Bengkulu adalah satu dari sekian tempat yang baru pertama kali saya kunjungi, setelah lulus kuliah Desember 2015 silam, saya memutuskan untuk meninggalkan Sulawesi, setelah beredar kabar bahwa tidak ada lagi penerimaan guru SM-3T angkatan VI. Semasa kuliah saya memang sudah bercita cita menjadi Guru SM-3T. Keinginan itu muncul akibat membaca deretan kisah-kisah inspiratif dari guru SM-3T, karena harapan itu telah sirna, saya pun mengambil inisiatif untuk mengunjungi Papua untuk pertama kalinya, tepatnya di kabupaten Biak Numfor. Di sana saya mengajar di SMPN 1 Biak Utara, setelah beberapa bulan di Papua, angin segar datang menghampiri, membawa kabar bahwa pendaftaran SM-3T sudah dibuka. Saya tidak menyia-nyiakan kesempatan ini. Saya kemudian mendaftar dan melengkapi seluruh persyaratan yang dibutuhkan. Saya pun dinyatakan lulus berkas dan harus mengikuti tes on line di Makassar. Saya kemudian pamit kepada kepala sekolah dan sepertinya dia berpihak kepada saya kala itu. Sedikit banyaknya beliau mengenal SM-3T karena sebelumnya ada guru SM-3T yang ditempatkan di sekolah tempat saya mengajar itu.

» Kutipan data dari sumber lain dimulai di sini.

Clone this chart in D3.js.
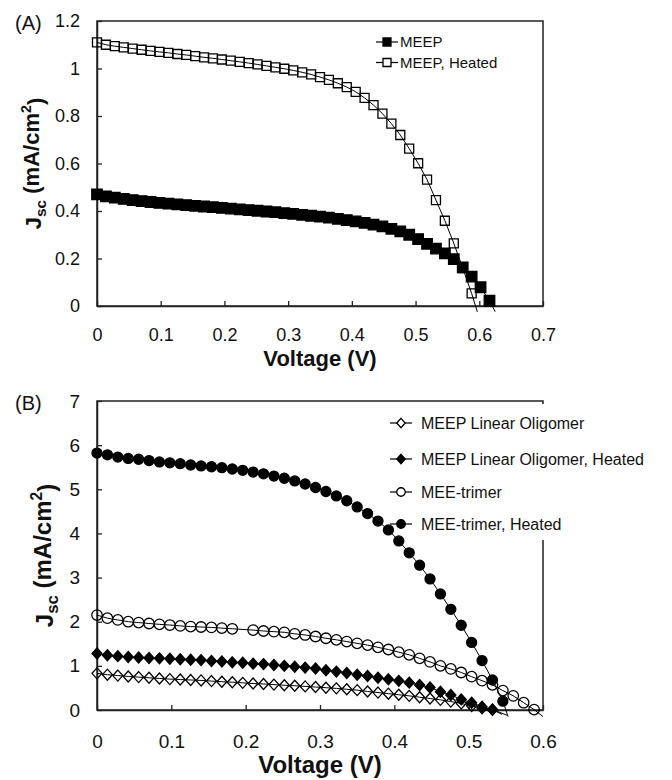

Sehari sebelum tes saya berangkat dari Papua menuju Makassar, setelah semua proses panjang dari seleksi saya lalui, saya kemudian dinyatakan akan ditempatkan di Kabupaten Mahakam Ulu, Kalimantan-Timur. Kemudian kami berangkat dari Makassar tepatnya 5 september 2016 menuju ke lokasi penempatan. Rute yang kami lalui adalah Makassar-Balikpapan-Melak-Tering-Ujoh Bilang, Menggunkan pesawat, mobil, dan speedboat secara bergantian. Kemudian tibalah kami di Ujoh Bilang. Oleh dinas pendidikan, saya mendapatkan tugas di SMP 4 Long Hubung. Ini adalah rumah baru saya yang ketiga setelah Makassar dan Papua. Di tempat ini saya menghabiskan dua belas purnama untuk memberikan apa yang saya miliki untuk pendidikan, sembari mengisi keseharian dengan banyak belajar tentang semangat juang mereka untuk hadir di ruang kelas setiap hari sekolah dan pada saat yang bersamaan mereka telah kehilangan kesempatan membantu orang tua berladang. Saya pun banyak belajar tentang keramahan Suku Dayak yang tidak diketahui banyak orang. Mereka sangat ramah terhadap para pendatang, hal unik yang mungkin tidak kita jumpai di tempat lain adalah kita akan diangkat menjadi bagian dari keluarga mereka yakni sebagai saudara dan anak angkat. Sebagai simbolnya adalah kita akan dipasangkan gelang pada pergelangan tangan.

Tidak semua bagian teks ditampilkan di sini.